Startups and The Cloud
The “cloud” has really taken off this past year. Despite a few outages it is obvious that the players involved are very serious about making it work and work well. It started as a place to store things but there are now companies putting their database, their messaging, and everything else in the cloud. Part of me is bummed about the future because buying and playing with servers and hardware is a lot of fun, but I can recognize a shift when I see it. The cloud seems like a perfect companion to startups, allowing a company to grow linearly as customers and business warrant instead of having to drop painfully large clumps of capital on gear (leasing helps some). It also removes uncertainty about being able to handle future load – predicting future load as a startup with no history is really tough. You either buy hardware too early (big $$$ wasted) or don’t have enough and your services go down. With the cloud yet another obstacle to bootstrapping is removed.
Things Have Changed Fast
The wild part to me is the speed with which this has happened.
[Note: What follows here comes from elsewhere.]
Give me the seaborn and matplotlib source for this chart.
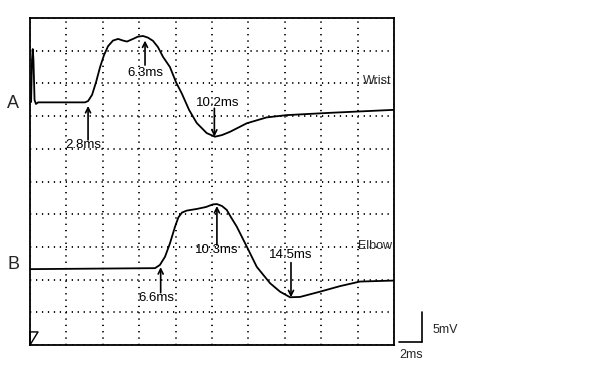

I helped start my current company ~3 years ago (wow that feels like a long time). We moved into our first office about 6 months after starting. At first it was two of us on our personal laptops working on the borrowed desks of a local consultancy that was helping build version 1 of the software. When we moved into our own office, I built a machine from parts and setup Exchange and that was the start of our “corporate IT”. Production was served up by leased servers colocated at a hosting facility through a reseller. Putting things in the cloud wasn’t an option at all.
We’ve changed the infrastructure a lot (want to blog more about the things tried, what has worked best, and the current setup – possibly at the company blog if not here) but it has always been services installed and hosted on servers I setup. We have a good bit of hardware now so I don’t see us going 100% AWS or similar, but am starting to feel like exploring more what can be pushed off our gear is a priority. We use google docs a lot as a company but could be doing a lot more.
Tomorrow’s Startups
My main point in this ramble is simply to state that if I was starting a new company today, it would make complete sense to put almost everything in the cloud. My paranoid personality would probably cause a server to be in place for a fast, local file share and backup for data/files in the cloud but most storage, production, qa, source control, documents, corporate email, etc could be pushed off to whatever cloud players makes the most sense (weighing more management/oversight/support with cost and staff skills/time). It made sense for IT items some time ago but now makes just as must sense for products and production.
It makes me want to hack on something on the side that goes out of its way to leverage the cloud just so I can force myself to get more familiar with it. Also, Cloud Camp Atlanta sounds cool.